In the earlier match, Rybakina again proved to be Swiatek's nemesis on the big stage, ending the world No.2's bid for a career grand slam with a straight-sets victory in the Australian Open quarter-finals.

Elena Rybakina
Elena Rybakina was dominant on serve against Iga Swiatek. (James Ross/AAP PHOTOS)

Fifth-seeded Rybakina reprised her comprehensive win over the the Polish superstar at last year's WTA Finals.

It levelled their career head-to-head record at 6-all, with the Kazakh also coming out on top at their previous meeting at Melbourne Park back in 2023, when she went on to lose the final to Aryna Sabalenka.

"We know each other pretty well and I was just trying to stay aggressive," said the 26-year-old Rybakina.

"I feel like in the first set for both of us, the first serve was not really working.

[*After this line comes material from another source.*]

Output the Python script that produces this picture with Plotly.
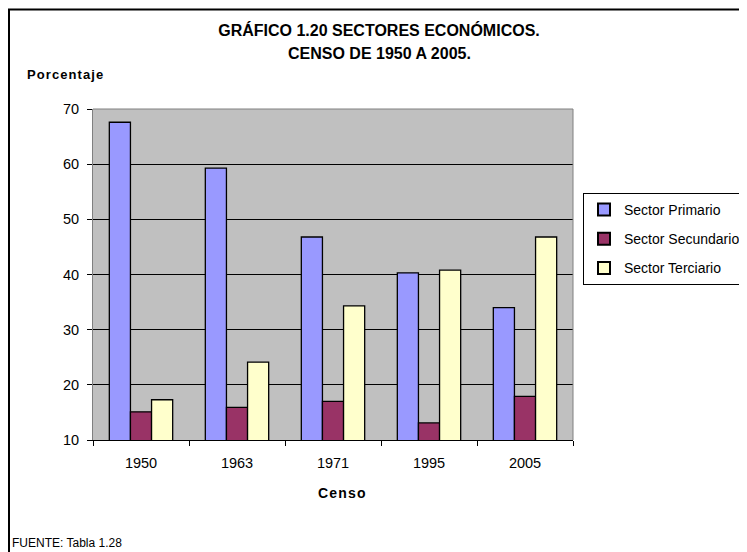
import plotly.graph_objects as go

censos = ["1950", "1963", "1971", "1995", "2005"]
primario = [67.6, 59.3, 46.8, 40.3, 34.0]
secundario = [15.1, 15.9, 17.0, 13.1, 17.9]
terciario = [17.3, 24.1, 34.3, 40.8, 46.8]
series_names = ["Sector Primario", "Sector Secundario", "Sector Terciario"]
series_colors = ["#9999FF", "#993366", "#FFFFCC"]
y_ticks = [10, 20, 30, 40, 50, 60, 70]

OFF = 8  # page body margin
W, H = 747 - OFF, 552 - OFF
L, R, T, B = 93 - OFF, 573 - OFF, 109 - OFF, 440 - OFF


def px(x):
    return (x - OFF - L) / (R - L)


def py(y):
    return (B - (y - OFF)) / (B - T)


SANS = "Liberation Sans, Arial"

fig = go.Figure()
for name, vals, col in zip(series_names, [primario, secundario, terciario], series_colors):
    fig.add_trace(go.Bar(
        x=censos, y=vals, name=name, legendgroup=name,
        marker=dict(color=col, line=dict(color="black", width=1.3)),
    ))

fig.update_layout(
    width=W, height=H,
    margin=dict(l=L, r=W - R, t=T, b=H - B, pad=0, autoexpand=False),
    paper_bgcolor="white", plot_bgcolor="#C0C0C0",
    barmode="group", bargap=0.34, bargroupgap=0,
    font=dict(family=SANS, size=14, color="black"),
    title=dict(text="<b>GRÁFICO 1.20 SECTORES ECONÓMICOS.</b>",
               x=(379 - OFF) / W, xanchor="center", xref="container",
               y=1 - (30 - OFF) / H, yanchor="middle", yref="container",
               font=dict(family=SANS, size=16, color="black")),
    showlegend=True,
    legend=dict(x=px(583), xanchor="left", y=py(193), yanchor="top",
                bgcolor="white", bordercolor="black", borderwidth=1,
                font=dict(family=SANS, size=14, color="black"),
                traceorder="grouped", tracegroupgap=8,
                itemsizing="constant"),
    xaxis=dict(showgrid=False, ticks="outside", tickson="boundaries",
               ticklen=5, tickcolor="black", showline=True, linecolor="black",
               linewidth=1, ticklabelstandoff=10,
               tickfont=dict(family=SANS, size=14.5)),
    yaxis=dict(range=[10, 70], tickvals=y_ticks, showgrid=True,
               gridcolor="black", gridwidth=1, ticks="outside", ticklen=5,
               tickcolor="black", showline=True, linecolor="#808080",
               linewidth=1, zeroline=False, ticklabelstandoff=5,
               tickfont=dict(family=SANS, size=14.5)),
)

# plot area top/right border (gray)
fig.add_shape(type="line", xref="paper", yref="paper", x0=0, x1=1, y0=1, y1=1,
              line=dict(color="#808080", width=1))
fig.add_shape(type="line", xref="paper", yref="paper", x0=1, x1=1, y0=0, y1=1,
              line=dict(color="#808080", width=1))
# outer chart border
fig.add_shape(type="rect", xref="paper", yref="paper",
              x0=px(9), x1=px(900), y0=py(9.5), y1=py(900),
              line=dict(color="black", width=2), layer="below")

fig.add_annotation(text="<b>CENSO DE 1950 A 2005.</b>", xref="paper", yref="paper",
                   x=px(379), y=py(53), xanchor="center", yanchor="middle",
                   showarrow=False, font=dict(family=SANS, size=16))
fig.add_annotation(text="<b>P&#8202;o&#8202;r&#8202;c&#8202;e&#8202;n&#8202;t&#8202;a&#8202;j&#8202;e</b>",
                   xref="paper", yref="paper",
                   x=px(25), y=py(74), xanchor="left", yanchor="middle",
                   showarrow=False, font=dict(family=SANS, size=13))
fig.add_annotation(text="<b>C&#8202;e&#8202;n&#8202;s&#8202;o</b>", xref="paper", yref="paper",
                   x=px(341), y=py(493), xanchor="center", yanchor="middle",
                   showarrow=False, font=dict(family=SANS, size=14))
fig.add_annotation(text="FUENTE: Tabla 1.28", xref="paper", yref="paper",
                   x=px(10), y=py(543), xanchor="left", yanchor="middle",
                   showarrow=False, font=dict(family=SANS, size=12))

fig.write_html("out.html")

"So we were trying to step in on the second serve, put pressure on each other, and I think in the second I just started to play more free, served better.

"I'm just really happy with the win."

Elena Rybakina
Iga Swiatek cut an ever more downcast figure in her loss to Elena Rybakina. (James Ross/AAP PHOTOS)

Rybakina crunched down another 11 aces to take her tournament-leading tally to 35.

The Moscow-born talent dominated the winners' count 26-10 against the hugely disappointing Swiatek and also committed six less unforced errors.

Swiatek, 24, has six grand slam titles to her name - four of them coming at Roland Garros - but she will now be forced to wait at least one more year to complete the full set at the Australian Open.